Em um nível mais profundo, a ideologia conservadora moderna depende totalmente da proposição de que os conservadores, e somente eles, possuem a chave secreta da prosperidade. Em consequência, muitas vezes vemos políticos de direita fazendo afirmações como esta, do senador Rand Paul: "Quando foi a última vez que nosso país criou milhões de empregos? Foi sob Ronald Reagan".

Na verdade, se criar "milhões de empregos" significa adicionar 2 milhões ou mais de empregos em determinado ano, fizemos isso 13 vezes desde que Reagan deixou o cargo: oito vezes sob Bill Clinton, duas sob George W. Bush e três até agora sob Barack Obama. Quem está contando?

Mas os liberais não têm ilusões semelhantes? Na verdade, não. A economia ganhou 23 milhões de empregos sob Clinton, comparados com 16 milhões com Reagan, mas não há nada à esquerda comparável ao culto do Abençoado Ronald. Isso porque os liberais não precisam afirmar que suas políticas vão produzir um crescimento espetacular. Tudo o que eles precisam alegar é exequibilidade: que nós podemos fazer coisas como, por exemplo, garantir o seguro saúde para todos sem matar a economia.

Os conservadores, por outro lado, querem bloquear essas coisas e, em vez disso, cortar os impostos dos ricos e a ajuda aos menos afortunados. Por isso, eles devem afirmar que as políticas liberais são matadoras de empregos e que ser bom para os ricos é um elixir mágico.

O que nos leva ao último ponto: o truque da confiança.

Um antigo enigma da economia política é por que os interesses empresariais tantas vezes se opõem às políticas de combate ao desemprego.
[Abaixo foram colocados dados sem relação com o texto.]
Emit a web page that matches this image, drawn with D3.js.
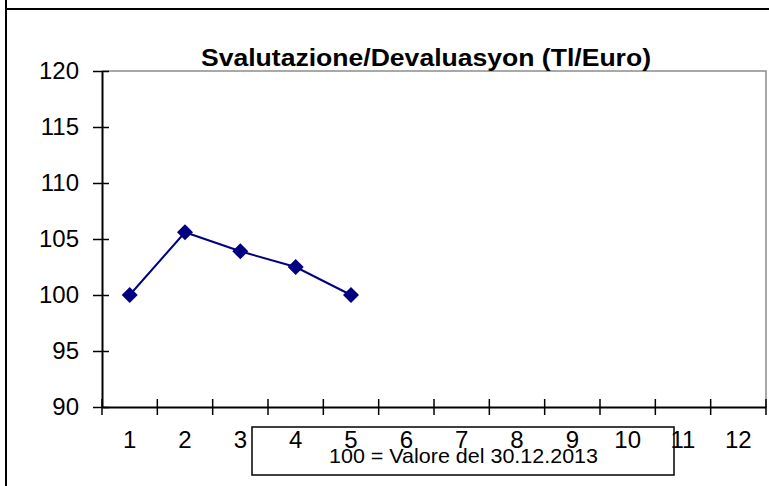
<!DOCTYPE html>
<html>
<head>
<meta charset="utf-8">
<title>Svalutazione/Devaluasyon</title>
<style>
body { margin: 0; background: #fff; }
svg { display: block; font-family: "Liberation Sans", Arial, sans-serif; }
.axis path { stroke: #000; stroke-width: 2px; }
.axis line { stroke: #000; stroke-width: 1.5px; }
.axis text { font-size: 24px; fill: #000; }
</style>
<script src="https://cdn.jsdelivr.net/npm/d3@7"></script>
</head>
<body>
<svg width="769" height="486"></svg>
<script>
var months = [1, 2, 3, 4, 5, 6, 7, 8, 9, 10, 11, 12];
var values = [100, 105.6, 103.9, 102.5, 100];
var yTicks = [90, 95, 100, 105, 110, 115, 120];
var title = "Svalutazione/Devaluasyon (Tl/Euro)";
var note = "100 = Valore del 30.12.2013";

var svg = d3.select("svg"),
    margin = {top: 71, right: 3, bottom: 79, left: 102},
    width = 769 - margin.left - margin.right,
    height = 486 - margin.top - margin.bottom;

// outer frame (only top and left visible)
svg.append("line").attr("x1", 6).attr("x2", 6).attr("y1", 0).attr("y2", 486)
    .attr("stroke", "#000").attr("stroke-width", 2);
svg.append("line").attr("x1", 6).attr("x2", 769).attr("y1", 9).attr("y2", 9)
    .attr("stroke", "#000").attr("stroke-width", 2);

// note box sits under the axis labels
svg.append("rect")
    .attr("x", 252).attr("y", 427).attr("width", 422).attr("height", 48)
    .attr("fill", "#fff").attr("stroke", "#000").attr("stroke-width", 1.5);
svg.append("text")
    .attr("x", 329).attr("y", 463)
    .attr("textLength", 269).attr("lengthAdjust", "spacingAndGlyphs")
    .style("font-size", "21px")
    .text(note);

var g = svg.append("g").attr("transform", "translate(" + margin.left + "," + margin.top + ")");

var x = d3.scaleBand().domain(months).range([0, width]),
    y = d3.scaleLinear().domain([90, 120]).range([height, 0]);

// plot area border, top and right in grey
g.append("path")
    .attr("d", "M0," + y(120) + "H" + width + "V" + y(90))
    .attr("fill", "none").attr("stroke", "#8c8c8c").attr("stroke-width", 1.5);

// y axis with crossing ticks
var yAxis = g.append("g")
    .attr("class", "axis axis--y")
    .call(d3.axisLeft(y).tickValues(yTicks).tickSize(9).tickSizeOuter(0).tickPadding(14));
yAxis.selectAll(".tick line").attr("x1", 7);

// x axis: labels in the band centers, ticks on the band edges
var xAxis = g.append("g")
    .attr("class", "axis axis--x")
    .attr("transform", "translate(0," + height + ")")
    .call(d3.axisBottom(x).tickSize(0).tickPadding(24));
xAxis.selectAll(".tick line").remove();
xAxis.selectAll("line.edge")
    .data(months.map(function(m) { return x(m); }).concat([x.range()[1]]))
    .enter().append("line")
      .attr("class", "edge")
      .attr("x1", function(d) { return d; })
      .attr("x2", function(d) { return d; })
      .attr("y1", -8).attr("y2", 8);

var line = d3.line()
    .x(function(d, i) { return x(months[i]) + x.bandwidth() / 2; })
    .y(function(d) { return y(d); });

g.append("path")
    .datum(values)
    .attr("fill", "none")
    .attr("stroke", "#000080")
    .attr("stroke-width", 2)
    .attr("d", line);

g.selectAll(".point")
    .data(values)
    .enter().append("path")
      .attr("class", "point")
      .attr("transform", function(d, i) { return "translate(" + (x(months[i]) + x.bandwidth() / 2) + "," + y(d) + ")"; })
      .attr("d", "M0,-8L8,0L0,8L-8,0Z")
      .attr("fill", "#000080");

svg.append("text")
    .attr("x", 201).attr("y", 66)
    .attr("textLength", 450).attr("lengthAdjust", "spacingAndGlyphs")
    .style("font-size", "23px")
    .style("font-weight", "bold")
    .text(title);
</script>
</body>
</html>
Afinal, reforçar a economia com uma política monetária e fiscal expansionista é bom para os lucros, assim como para os salários, mas muitos indivíduos ricos e líderes empresariais exigem dinheiro apertado e austeridade.

Como vários observadores indicaram, entretanto, para as grandes empresas, admitir que as políticas do governo podem criar empregos seria desvalorizar um de seus argumentos políticos favoritos - a alegação de que para alcançar a prosperidade os políticos devem preservar a confiança das empresas, entre outras coisas, evitando qualquer crítica ao que os empresários fazem.

No caso da economia de Obama, esse tipo de pensamento levou ao que eu gosto de chamar de teoria "Mamãe! Ele está olhando torto para mim!" da recuperação lenta. Com isto quero dizer a insistência de que a recuperação não estava sendo contida por fatores objetivos como cortes de gastos e excesso de dívida, mas sim pelos sentimentos feridos da elite corporativa depois que Obama sugeriu que alguns banqueiros se comportavam mal e alguns executivos talvez estivessem ganhando demais. Quem sabia que os magnatas e tubarões eram almas tão sensíveis? Em todo caso, porém, essa teoria é insustentável diante de uma recuperação que finalmente começou a produzir grandes ganhos de empregos, mesmo que isso devesse ter acontecido antes.

Então, como eu disse no início, o fato de que hoje estamos vendo manhãs azuis na América - sólido crescimento do emprego tanto em nível nacional como estadual que desafiou a ortodoxia da direita para desregulamentar e cortar impostos - é um grande problema para os conservadores. Embora eles nunca o admitam, os fatos provaram que suas crenças mais queridas estavam erradas.